Most stream problems fall into one of four buckets: nothing plays, wrong source plays, playback stutters or recording fails. Work through these in order; each step rules out the previous one.

No video at all

  1. Is the drone online? Check the assets panel. A grey peer dot means the drone is offline and nothing else below will matter.
  2. Is the tile bound to the right peer? Open the stream tile binding dropdown. The tile must show the peer you expect. An unbound tile shows “No source”.
  3. Is the publisher actually streaming? The tile footer shows the transport chip (WebRTC / WHIP / RTMP / HLS). If the chip is “idle”, the publisher hasn’t started. For DJI:
    • Is auto-stream enabled for the dock?
    • Are the three preconditions met (dock online, aircraft online, livestream permission granted)?
  4. Is TACLINK subscribed? Open the TACLINK debug tile and find the track. packetsReceived should be rising. If it’s zero, the subscription failed; reload the tile.

Wrong tile binding

When multiple drones are in the op it’s easy to have two tiles bound to the same peer, or a tile bound to nobody. Fixes:

  • Click the tile title bar to reopen the binding menu. Pick the correct peer and camera.
  • The dashboard’s Layouts → Reset to default rebuilds the tile grid from the mission role so bindings match the op’s expected drone list.
  • If a drone was swapped during the op, bindings are stale.

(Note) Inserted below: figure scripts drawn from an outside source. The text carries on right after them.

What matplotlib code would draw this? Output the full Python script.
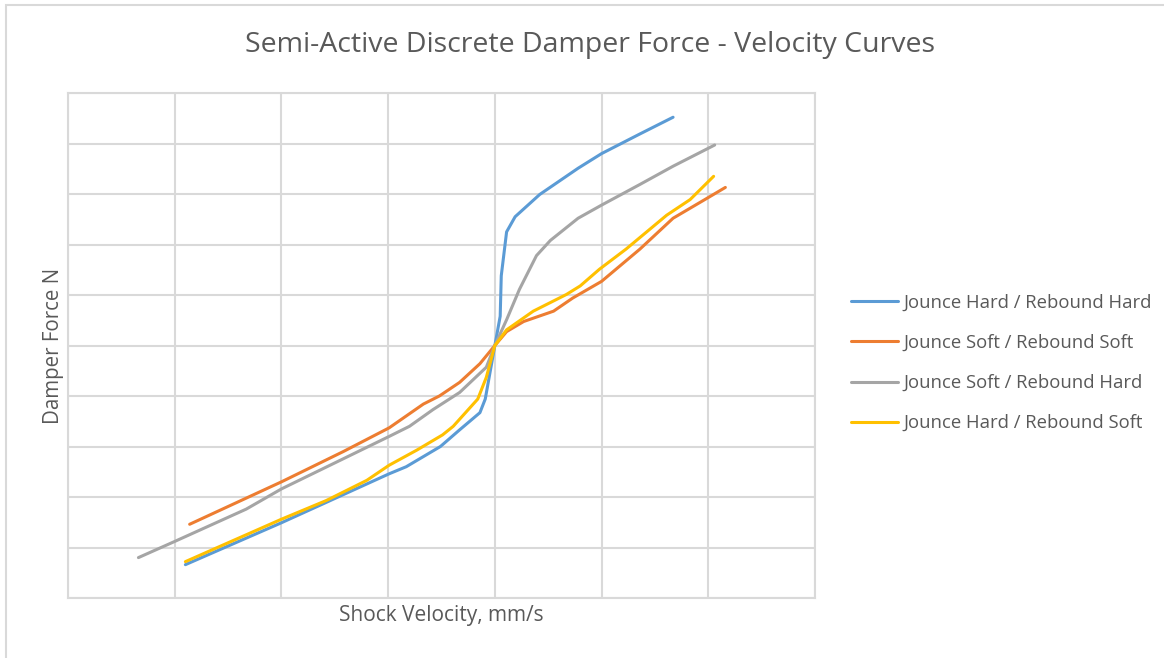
import matplotlib.pyplot as plt
from matplotlib.patches import Rectangle

# shock velocity (mm/s) and damper force (N)
hh_v = [-290, -200, -99, -83, -51, -33, -14, -9, 0, 5, 6, 11, 19, 42, 78, 100, 136, 167]
hh_f = [-4340, -3510, -2540, -2400, -2000, -1670, -1330, -1060, 0, 580, 1380, 2250, 2550, 2990, 3510, 3800, 4190, 4520]

ss_v = [-286, -200, -142, -99, -67, -52, -33, -14, 0, 11, 27, 55, 73, 100, 136, 167, 200, 216]
ss_f = [-3540, -2700, -2100, -1630, -1160, -1000, -730, -360, 0, 275, 475, 680, 940, 1270, 1910, 2520, 2930, 3130]

sh_v = [-334, -300, -233, -200, -99, -80, -58, -33, -8, 0, 11, 23, 39, 52, 78, 100, 136, 167, 206]
sh_f = [-4200, -3880, -3240, -2840, -1800, -1600, -1270, -930, -430, 0, 510, 1110, 1780, 2080, 2520, 2780, 3190, 3550, 3970]

hs_v = [-290, -200, -158, -120, -99, -73, -49, -39, -16, -8, 0, 11, 36, 67, 80, 98, 123, 161, 183, 205]
hs_f = [-4280, -3440, -3070, -2670, -2370, -2070, -1770, -1600, -1060, -630, 0, 310, 680, 1010, 1180, 1510, 1910, 2580, 2890, 3350]

series = [
    ('Jounce Hard / Rebound Hard', hh_v, hh_f, '#5B9BD5'),
    ('Jounce Soft / Rebound Soft', ss_v, ss_f, '#ED7D31'),
    ('Jounce Soft / Rebound Hard', sh_v, sh_f, '#A5A5A5'),
    ('Jounce Hard / Rebound Soft', hs_v, hs_f, '#FFC000'),
]

plt.rcParams['font.family'] = ['Open Sans', 'DejaVu Sans']

fig = plt.figure(figsize=(11.64, 6.58), dpi=100)
ax = fig.add_axes([68 / 1164, 1 - 598 / 658, (815 - 68) / 1164, (598 - 93) / 658])

for name, v, f, c in series:
    ax.plot(v, f, color=c, lw=2.2, label=name, solid_capstyle='round')

ax.set_xlim(-400, 300)
ax.set_ylim(-5000, 5000)
ax.set_xticks(range(-400, 301, 100))
ax.set_yticks(range(-5000, 5001, 1000))
ax.tick_params(length=0, labelbottom=False, labelleft=False)
ax.grid(True, color='#D9D9D9', lw=1.5)
for s in ax.spines.values():
    s.set_color('#D9D9D9')
    s.set_linewidth(1.5)

ax.set_xlabel('Shock Velocity, mm/s', fontsize=15, color='#595959', labelpad=5)
ax.set_ylabel('Damper Force N', fontsize=14.8, color='#595959', labelpad=3)
fig.text(590 / 1164, 1 - 45 / 658, 'Semi-Active Discrete Damper Force - Velocity Curves',
         ha='center', va='center', fontsize=20.5, color='#595959')

ax.legend(loc='center left', bbox_to_anchor=(842 / 1164, 1 - 363 / 658),
          bbox_transform=fig.transFigure, frameon=False, fontsize=13.3, borderpad=0,
          labelcolor='#595959', handlelength=2.55, handletextpad=0.27, labelspacing=1.2)

fig.patches.append(Rectangle((6 / 1164, -0.1), 1.2, 1 - 5 / 658 + 0.1, transform=fig.transFigure,
                             fill=False, edgecolor='#D9D9D9', lw=1.5))

plt.savefig('out.png', dpi=100)
plt.close(fig)
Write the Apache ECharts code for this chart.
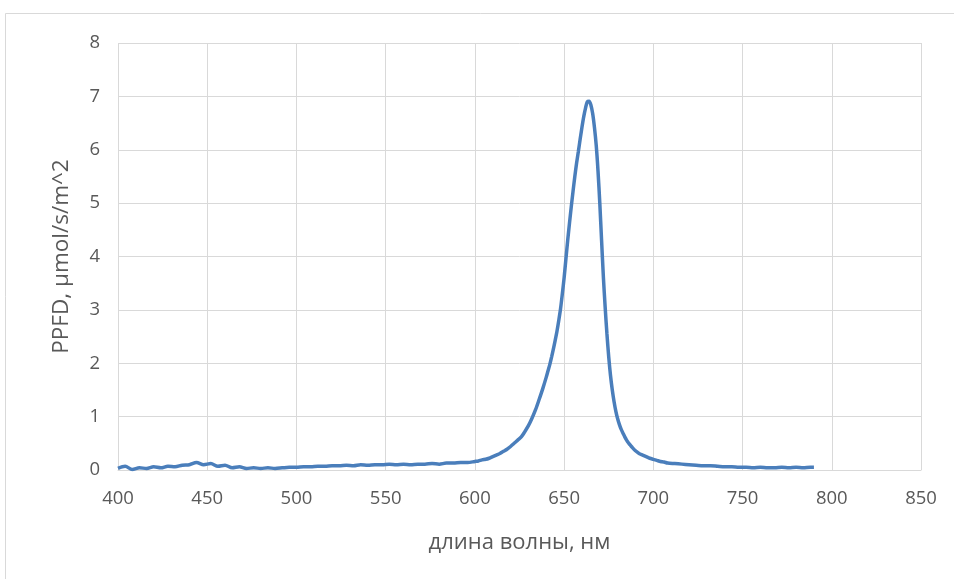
<!DOCTYPE html>
<html>
<head>
<meta charset="utf-8">
<script src="https://cdn.jsdelivr.net/npm/echarts@6/dist/echarts.min.js"></script>
<style>html,body{margin:0;padding:0;background:#fff}#c{width:954px;height:579px}</style>
</head>
<body>
<div id="c"></div>
<script>
const wavelengths = [400,404,408,412,416,420,424,428,432,436,440,444,448,452,456,460,464,468,472,476,480,484,488,492,496,500,504,508,512,516,520,524,528,532,536,540,544,548,552,556,560,564,568,572,576,580,584,588,592,596,600,602,604,606,608,610,612,614,616,618,620,622,624,626,628,630,632,634,636,638,640,641,642,643,644,645,646,647,648,649,650,651,652,653,654,655,656,657,658,659,660,661,662,663,664,665,666,667,668,669,670,671,672,673,674,675,676,677,678,679,680,681,682,683,684,685,686,687,688,690,692,694,696,698,700,702,704,706,708,712,716,720,724,728,732,736,740,744,748,752,756,760,764,768,772,776,780,784,788,790];
const ppfd = [0.03,0.07,0.01,0.04,0.03,0.06,0.04,0.07,0.06,0.09,0.10,0.14,0.10,0.12,0.07,0.09,0.04,0.06,0.03,0.04,0.03,0.04,0.03,0.04,0.05,0.05,0.06,0.06,0.07,0.07,0.08,0.08,0.09,0.08,0.10,0.09,0.10,0.10,0.11,0.10,0.11,0.10,0.11,0.11,0.12,0.11,0.13,0.13,0.14,0.14,0.16,0.17,0.19,0.20,0.22,0.25,0.28,0.31,0.35,0.39,0.44,0.50,0.56,0.62,0.72,0.83,0.97,1.13,1.32,1.52,1.74,1.86,1.98,2.12,2.27,2.43,2.60,2.80,3.02,3.30,3.60,3.95,4.30,4.62,4.93,5.22,5.50,5.75,5.97,6.20,6.42,6.62,6.78,6.90,6.91,6.84,6.68,6.42,6.08,5.60,5.00,4.30,3.62,3.05,2.55,2.12,1.77,1.50,1.28,1.10,0.96,0.85,0.76,0.69,0.62,0.56,0.51,0.47,0.43,0.36,0.31,0.28,0.25,0.22,0.20,0.18,0.16,0.15,0.13,0.12,0.11,0.10,0.09,0.08,0.08,0.07,0.06,0.06,0.05,0.05,0.04,0.05,0.04,0.04,0.05,0.04,0.05,0.04,0.05,0.05];
const xTicks = [400,450,500,550,600,650,700,750,800,850];
const yTicks = [0,1,2,3,4,5,6,7,8];
const xName = 'длина волны, нм';
const yName = 'PPFD, μmol/s/m^2';

const chart = echarts.init(document.getElementById('c'), null, {renderer:'canvas'});
const font = 'Open Sans';
chart.setOption({
  animation:false,
  backgroundColor:'#fff',
  graphic:[{type:'rect',shape:{x:5.5,y:13.5,width:1000,height:1000},style:{fill:'none',stroke:'#d9d9d9',lineWidth:1},silent:true}],
  grid:{left:118,right:33,top:43,bottom:109,show:false},
  xAxis:{
    type:'value', min:xTicks[0], max:xTicks[xTicks.length-1], interval:50,
    name:xName, nameLocation:'middle', nameGap:62,
    nameTextStyle:{fontFamily:font,fontSize:22,color:'#595959'},
    axisLine:{show:true,lineStyle:{color:'#d9d9d9',width:1}},
    axisTick:{show:false},
    axisLabel:{fontFamily:font,fontSize:18.5,color:'#595959',margin:19},
    splitLine:{show:true,lineStyle:{color:'#d9d9d9',width:1}}
  },
  yAxis:{
    type:'value', min:yTicks[0], max:yTicks[yTicks.length-1], interval:1,
    name:yName, nameLocation:'middle', nameGap:45,
    nameTextStyle:{fontFamily:font,fontSize:22.5,color:'#595959'},
    axisLine:{show:false},
    axisTick:{show:false},
    axisLabel:{fontFamily:font,fontSize:18.5,color:'#595959',margin:18},
    splitLine:{show:true,lineStyle:{color:'#d9d9d9',width:1}}
  },
  series:[{
    type:'line',
    data:wavelengths.map((w,i)=>[w,ppfd[i]]),
    showSymbol:false,
    smooth:0.3,
    lineStyle:{color:'#4a7ebb',width:3.5},
    itemStyle:{color:'#4a7ebb'}
  }]
});
</script>
</body>
</html>
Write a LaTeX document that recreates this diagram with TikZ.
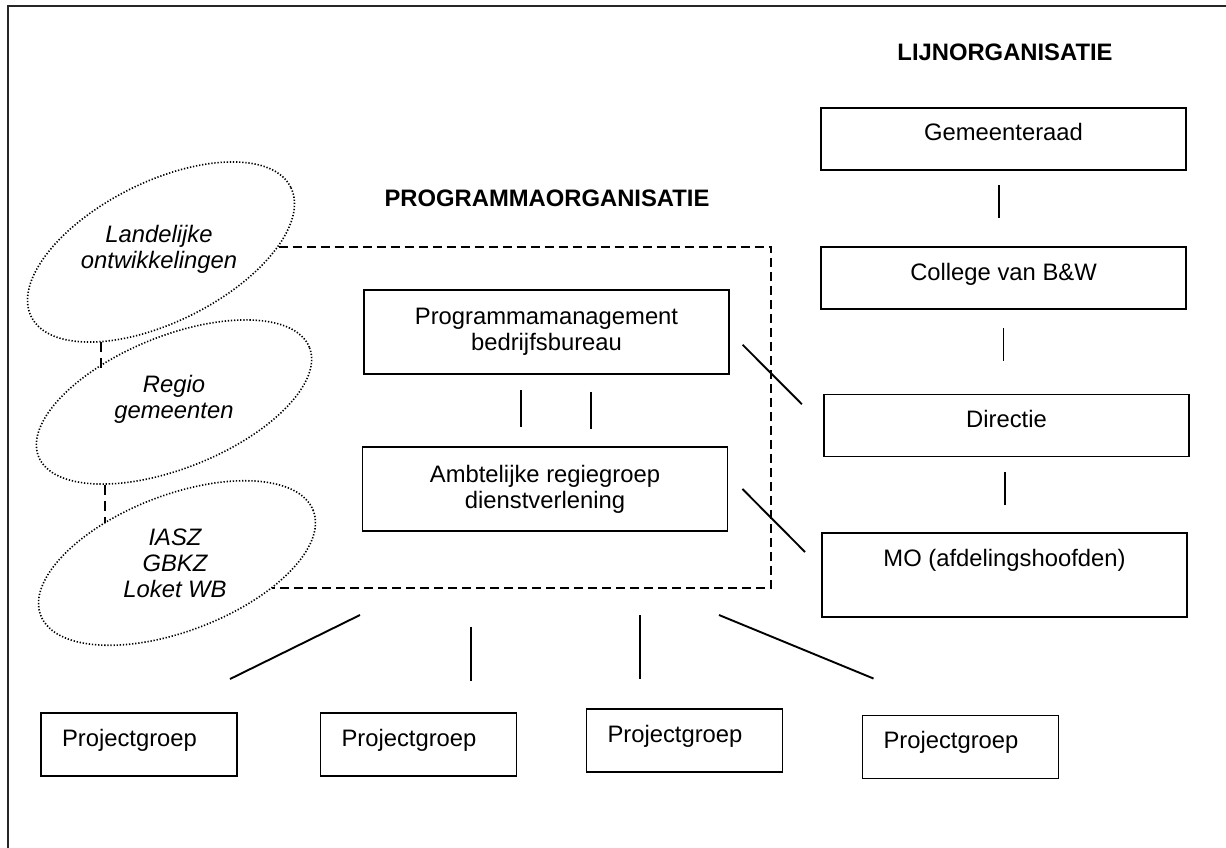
\documentclass[tikz,border=0pt]{standalone}
\usepackage{fontspec}
\setmainfont{Liberation Sans}
\usetikzlibrary{shapes.geometric,positioning}

\begin{document}
\begin{tikzpicture}[x=1pt, y=-1pt,
    font=\fontsize{23.8}{26}\selectfont,
    box/.style={rectangle, draw, line width=1.9pt, minimum width=365pt, inner sep=0pt},
    lijnbox/.style={box, text height=33pt, text depth=29pt},
    progbox/.style={box, minimum height=84pt, align=center},
    pgbox/.style={rectangle, draw, line width=1.9pt, text width=154pt, inner xsep=21pt, inner ysep=0pt, text height=33pt, text depth=30pt, align=left},
    blob/.style={ellipse, draw, line width=1.6pt, dash pattern=on 1.3pt off 1.8pt, inner sep=0pt},
    blobtext/.style={align=center, font=\fontsize{23.8}{26}\selectfont\itshape},
    title/.style={font=\fontsize{23.8}{26}\selectfont\bfseries},
    link/.style={line width=1.9pt},
    progdash/.style={line width=2pt, dash pattern=on 9pt off 5pt},
    blobdash/.style={line width=2pt, dash pattern=on 10pt off 6pt}]

    \useasboundingbox (0,0) rectangle (1226,848);
    \draw[line width=1.9pt, black!85] (8,848) -- (8,6) -- (1226,6);

    \node[title] (lijntitle) at (1005,52) {LIJNORGANISATIE};
    \node[title] (progtitle) at (547,198) {PROGRAMMAORGANISATIE};

    \node[lijnbox] (gemeente) at (1003.5,139) {Gemeenteraad};
    \node[lijnbox] (college) at (1003.5,278) {College van B\&W};
    \node[lijnbox] (directie) at (1006.5,425.5) {Directie};
    \node[lijnbox, text depth=51pt] (mo) at (1004.5,575) {MO (afdelingshoofden)};

    \node[progbox] (progman) at (546.5,332) {Programmamanagement\\bedrijfsbureau};
    \node[progbox] (regiegroep) at (545,489) {Ambtelijke regiegroep\\dienstverlening};

    \node[blob, rotate=26.5, minimum width=290pt, minimum height=140pt] (landelijk) at (161,252) {};
    \node[blobtext] (landelijktxt) at (159,249.5) {Landelijke\\ontwikkelingen};
    \node[blob, rotate=22, minimum width=292pt, minimum height=132pt] (regio) at (174,402) {};
    \node[blobtext] (regiotxt) at (174,399.5) {Regio\\gemeenten};
    \node[blob, rotate=21, minimum width=292pt, minimum height=136pt] (iasz) at (177,563) {};
    \node[blobtext] (iasztxt) at (175,563) {IASZ\\GBKZ\\Loket WB};

    \node[pgbox] (pg1) at (139,744.5) {Projectgroep};
    \node[pgbox] (pg2) at (418.5,744.5) {Projectgroep};
    \node[pgbox] (pg3) at (684.5,740.5) {Projectgroep};
    \node[pgbox] (pg4) at (960.5,747) {Projectgroep};

    \coordinate (pse) at (771,588);
    \coordinate (f1) at (360,615);
    \coordinate (f2) at (471,627);
    \coordinate (f3) at (640,615);
    \coordinate (f4) at (719,615);

    \draw[progdash] (landelijk.336) -- (landelijk.336 -| pse) -- (pse |- iasz.324) -- (iasz.324);
    \draw[blobdash] (landelijk.210) -- (landelijk.210 |- regio.139);
    \draw[blobdash] (regio.208) -- (regio.208 |- iasz.131);

    \draw[link, shorten <=14pt, shorten >=28pt] ([xshift=-4.5pt]gemeente.south) -- ([xshift=-4.5pt]college.north);
    \draw[link, shorten <=18pt, shorten >=33pt] (college.south) -- (college.south |- directie.north);
    \draw[link, shorten <=15pt, shorten >=27pt] ([xshift=-1.5pt]directie.south) -- ([xshift=-1.5pt]directie.south |- mo.north);

    \draw[link, shorten <=15pt, shorten >=19pt] ([xshift=-25.5pt]progman.south) -- ([xshift=-25.5pt]progman.south |- regiegroep.north);
    \draw[link, shorten <=17pt, shorten >=17pt] ([xshift=44.5pt]progman.south) -- ([xshift=44.5pt]progman.south |- regiegroep.north);

    \draw[link, shorten <=18pt, shorten >=30pt] (progman.east) -- (directie.west);
    \draw[link] ([xshift=14pt]regiegroep.east) -- ([xshift=-16pt,yshift=23pt]mo.west);

    \draw[link] (f1) -- ([xshift=-8pt,yshift=33pt]pg1.north east);
    \draw[link] (f2) -- ([yshift=31pt]f2 |- pg2.north);
    \draw[link] (f3) -- ([yshift=29pt]f3 |- pg3.north);
    \draw[link] (f4) -- ([xshift=12pt,yshift=36pt]pg4.north west);
\end{tikzpicture}
\end{document}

Commanders can re-assign them from the dashboard’s Participants panel.

Freezing or stuttering

  1. Check the transport chip. If it shifted from WebRTC to RTMP or HLS mid-op, the publisher had trouble. RTMP / HLS adds 2-8 seconds of delay but is more robust.
  2. Check the NACK / PLI rate in the debug tile. A persistent stream of NACKs means uplink loss on the publisher side; TACLINK is asking for retransmits it doesn’t get.
  3. Drop a simulcast layer. For operators on thin connections, the tile’s “Quality” menu caps subscription to a lower simulcast layer. Lower layers use less bandwidth and decode cheaper.
  4. CPU check. If the app tab is pinned at 100% CPU — common on older laptops with 6 video tiles at HD — close tiles you don’t need. The HUD and map are cheaper than live video.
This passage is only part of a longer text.